Doing Next To Nothing Is A Very Underrated Strategy

There’s always a silver lining to every crisis. The Covid-19 Pandemic is no different.

The lockdown might be the antidote for one of the most obnoxious features of our society – Helicopter Parents.

These Parents act as human snowplows, clearing away all obstacles enabling their tribe to crush the competition.

This behavior, designed to boost the self-esteem of both parent and child, is a disaster in waiting.

Parents often go to extreme measures.

Inappropriate support includes calling their kids colleges to solve disputes with roommates and arguing with professors over grades.

Psychologists warn about the dangers of extreme parenting. Doing everything for your child crushes their ability to develop problem-solving skills and forge their own identity.

A funny thing happened on their way to that yell at the teacher/grade changing meeting – a pandemic broke out.

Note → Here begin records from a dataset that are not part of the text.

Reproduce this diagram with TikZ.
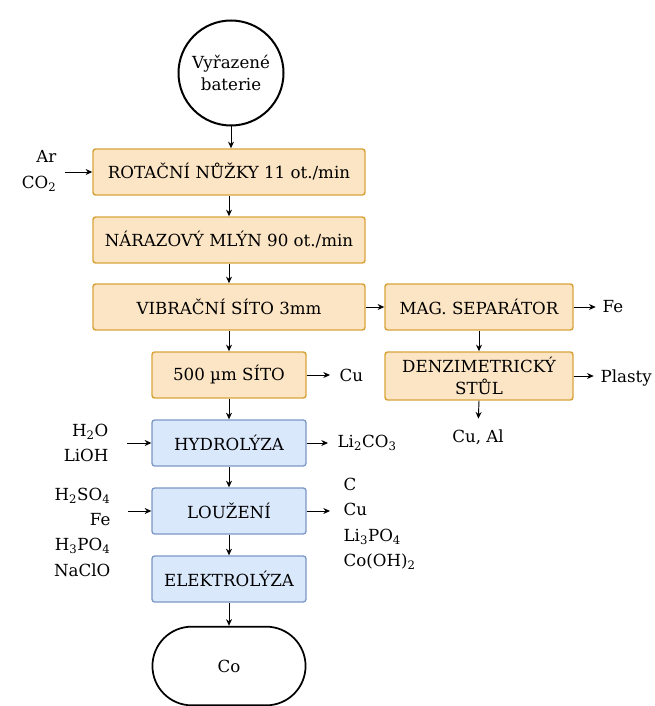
\documentclass[tikz,border=0pt]{standalone}
\usepackage{fontspec}
\setmainfont{DejaVu Serif}
\usetikzlibrary{arrows.meta,shapes.misc}
\definecolor{mechfill}{HTML}{FCE5C4}
\definecolor{mechline}{HTML}{D8A43C}
\definecolor{chemfill}{HTML}{DAE8FC}
\definecolor{chemline}{HTML}{7C98C4}

\begin{document}
\begin{tikzpicture}[x=0.75pt,y=-0.75pt,font=\fontsize{12.5}{16}\selectfont,>={Stealth[length=5pt,width=4.5pt]},
mech/.style={draw=mechline,fill=mechfill,line width=1.1pt,rounded corners=2pt,align=center,minimum height=34.5pt,inner sep=2pt},
chem/.style={draw=chemline,fill=chemfill,line width=1pt,rounded corners=2pt,align=center,minimum height=34.5pt,minimum width=115.5pt,inner sep=2pt},
lab/.style={inner sep=1pt,font=\fontsize{12.5}{19}\selectfont},
flow/.style={->,line width=0.7pt}]
\useasboundingbox (0,0) rectangle (655,706);
% mechanicka cast
\node[circle,draw,line width=1.5pt,minimum size=78.75pt,align=center] (batt) at (231,73) {Vyřazené\\baterie};
\node[mech,minimum width=204pt] (rot) at (229,172) {ROTAČNÍ NŮŽKY 11 ot./min};
\node[mech,minimum width=204pt] (mill) at (229,240) {NÁRAZOVÝ MLÝN 90 ot./min};
\node[mech,minimum width=204pt] (vib) at (229,307) {VIBRAČNÍ SÍTO 3mm};
\node[mech,minimum width=141pt] (mag) at (479,307) {MAG. SEPARÁTOR};
\node[mech,minimum width=115.5pt] (sieve) at (229,375) {500 µm SÍTO};
\node[mech,minimum width=141pt,minimum height=36pt] (denz) at (479,376) {DENZIMETRICKÝ\\STŮL};
% chemicka cast
\node[chem] (hydro) at (229,443) {HYDROLÝZA};
\node[chem] (leach) at (229,511) {LOUŽENÍ};
\node[chem] (elec) at (229,579) {ELEKTROLÝZA};
\node[rounded rectangle,draw,line width=1.3pt,minimum width=121.5pt,minimum height=59pt] (co) at (229,666) {Co};
% vstupy a vystupy
\node[lab,align=right,anchor=east] (gas) at (58,171) {Ar\\CO\textsubscript{2}};
\node[lab,anchor=west] (fe) at (601,307) {Fe};
\node[lab,anchor=west] (plast) at (599,378) {Plasty};
\node[lab] (cual) at (478,437) {Cu, Al};
\node[lab,anchor=west] (cu) at (338,375) {Cu};
\node[lab,align=right,anchor=east] (hydroin) at (110,443) {H\textsubscript{2}O\\LiOH};
\node[lab,anchor=west] (hydroout) at (336,443) {Li\textsubscript{2}CO\textsubscript{3}};
\node[lab,align=right,anchor=east] (leachin) at (112,532) {H\textsubscript{2}SO\textsubscript{4}\\Fe\\H\textsubscript{3}PO\textsubscript{4}\\NaClO};
\node[lab,align=left,anchor=west] (leachout) at (342,524) {C\\Cu\\Li\textsubscript{3}PO\textsubscript{4}\\Co(OH)\textsubscript{2}};
% sipky
\draw[flow] (batt.south) -- (batt.south |- rot.north);
\draw[flow] (rot.south) -- (mill.north);
\draw[flow] (mill.south) -- (vib.north);
\draw[flow] (vib.south) -- (sieve.north);
\draw[flow] (vib.east) -- (mag.west);
\draw[flow] (mag.south) -- (denz.north);
\draw[flow] (sieve.south) -- (hydro.north);
\draw[flow] (hydro.south) -- (leach.north);
\draw[flow] (leach.south) -- (elec.north);
\draw[flow] (elec.south) -- (co.north);
\draw[flow,shorten <=5pt] (gas.east |- rot.west) -- (rot.west);
\draw[flow,shorten >=4pt] (mag.east) -- (fe.west);
\draw[flow,shorten >=4pt] (denz.east) -- (denz.east -| plast.west);
\draw[flow,shorten >=7pt] (denz.south) -- (cual.north);
\draw[flow,shorten >=6pt] (sieve.east) -- (cu.west);
\draw[flow,shorten <=13pt] (hydroin.east |- hydro.west) -- (hydro.west);
\draw[flow,shorten >=6pt] (hydro.east) -- (hydroout.west);
\draw[flow,shorten <=12pt] (leachin.east |- leach.west) -- (leach.west);
\draw[flow,shorten >=9pt] (leach.east) -- (leach.east -| leachout.west);
\end{tikzpicture}
\end{document}
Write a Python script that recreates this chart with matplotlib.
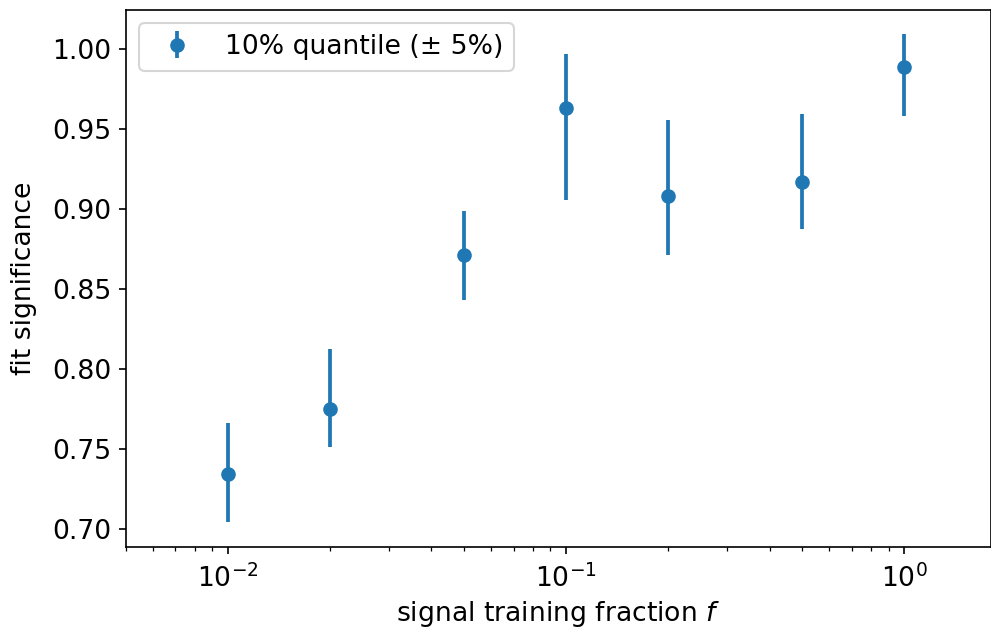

Quarantine serves as a colossal chill pill for these well-meaning but misguided individuals.

With hyper-scheduling canceled, parents needed to create their own space for paying the bills.

Desperate times call for drastic measures. According to the Wall Steet Journal:

About half of 2,067 adults said they are allowing their children to go to bed later (46%), wake up then (51%), and are allowing more screen time (49%), according to a May survey conducted by Harris Poll on behalf of the University of Phoenix. A separate poll found that nearly 30% of parents said their child-rearing styles are at least somewhat or much more relaxed than average, according to a June survey of almost 900 parents by Pittsburgh-based consumer-research firm CivicScience.

A more relaxed approach pays dividends. It’s essential children develop their unique personalities, learning valuable lessons from their mistakes.  Growing up believing they’re little princes or princesses is a recipe for a bitterly disappointing life.

Doing next to nothing is a very underrated strategy for most situations.

The same goes for investments. Once allocated in a low cost globally diversified portfolio, your portfolio needs little attention.  The exception is adding a regular flow of contributions.

Investors obsess over asset classes, strategies, and geographic considerations, not realizing most strategies work.  Changing them at the worst possible time is the reason they fail.

Rebalancing falls under this category. Rebalancing involves taking action to return to pre-determined asset allocation. For example, a portfolio consisting of 60% stock and 40% bonds needs some minimal attention to maintain the status quo. Volatile markets can wreak havoc with the best-designed plans.

How much checking should you do?

Should it be done monthly, quarterly, or God forbid hourly!

It turns out like most investment obsessions, fretting over them is a waste of precious time.

My colleague, Michael Batnick, wrote a brilliant post on this very topic. He looked at a variety of rebalancing and timing methods. (If you’re interested in the details, read the post.)

Michael came to a startling conclusion.

So how did one of these portfolios perform versus the other? They were identical, as you can see in the chart below. One of these portfolios did 8.58% annual growth, the additional 8.59%. I had to make the red line so thin because otherwise, there was a direct overlap. The gray line shows the difference at every point in time between the different rebalancing strategies. At no point in time would you have been much better or worse off by using one versus the other. 

Rebalancing once or twice a year on a pre-determined date is more than good enough for most of us.

Letting your kids play outside without acting like a private detective tracking their every move is a wise decision.

So is leaving your portfolio alone for 95% of its existence.

Incessantly hassling your kids, and your investments turn life into a living hell.

If you think your teenager is driving you crazy, wait until you see the consequences of too much portfolio meddling.